What exactly is immersion? We should start by stating that there’s most definitely a difference between using accents and immersion. When I talk about immersion I’m of course referring the the amount of engagement players have to the story and the events taking place during a session. Depending on how RP focused your group of players is, immersion can look a little different.
Personally I’m of the radical idea that checking your phone every now and then doesn’t necessarily mean disinterest in the game, you might have to start considering this issue if your players constantly ask you to repeat descriptions, or misinterpret situations, perhaps even have troubles remembering remembering events that happened just a session ago.
While we’re hoping that these suggestions can help you and your players have an even better time playing Dungeons and Dragons, we do recommend that you bring up your concerns with your players.
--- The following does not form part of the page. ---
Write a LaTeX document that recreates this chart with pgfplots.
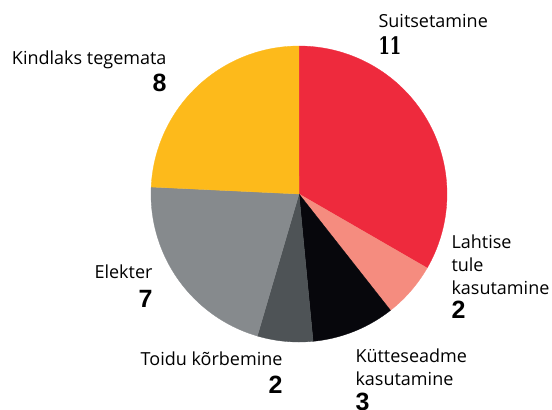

Open conversations can do wonders for these type of issues.
With that out of the way, let us discuss some ideas you can test out to get the most immersion for your players.
This first idea is a pretty simple one and one that that I’ve tried out myself. You start every session by taking a few minutes to recap the events from the previous session as well as any other relevant details.
Not only does it help the players to refresh the players memories and remind them of any plans that they had made for that current session, but it also gives everyone a handful of minutes to get in character and prepare to rp.
I usually like to ask my players to do the recap themselves rather than just having the DM do it because it’s always a good idea to know how your players are interpreting sessions. That said, this is sometimes met with a little initial reluctance but this tends to fade away as soon as the player gets into their retelling of events.
With the rise of popular streamed games the likes of Critical Role, TAZ, and High Rollers, there has been an increasing demand for both players and Dungeon Masters alike to go the extra mile for their characters and implement characters voices and accents whilst at the gaming table. While this is great, it’s important to remember that even if your players are using the most elaborate of voices, that doesn’t equate to them being immersed in your story. On the other hand, putting a bit of extra effort to speak in character often both as a Dungeon Master and as a player might just help keep some more your more RP oriented players a tad more engaged.
Music and ambiance…
Alright so, in this day and age I think it’s safe to say that most if not all of us have some sort of way to procure music for our sessions, be it live sessions or online ones. I will hear no excuses on this!
Music can play such an important role in getting your players in the right headspace for games. Now, before you bust out your favorite artists soundtrack, it’s important to note that it’s crucial that, unless there’s a reason for it, your music doesn’t have any lyrics to it as this would be incredibly distracting. If you’re not sure what sort of music you should be playing, there’s also hundreds upon hundreds of videos on Youtube custom made for different ambiance for all your setting and terrain needs.
Using character names…
This next one might look like a mundane detail at first glance but I assure you it can do wonders in engaging your players and keeping them grounded at the game table.
It’s in the details…
This last tip works especially well for Dungeon Masters but can also be implemented by players. The more concrete details you are able to give your players as you describe the world the more interesting your players will find it. Having a good visual image in your head of what a place or NPC looks like and taking the time to describe their mannerisms or actions can really do wonders to engage your player. An extra tip for this is to always try to include some sensory details other than sight.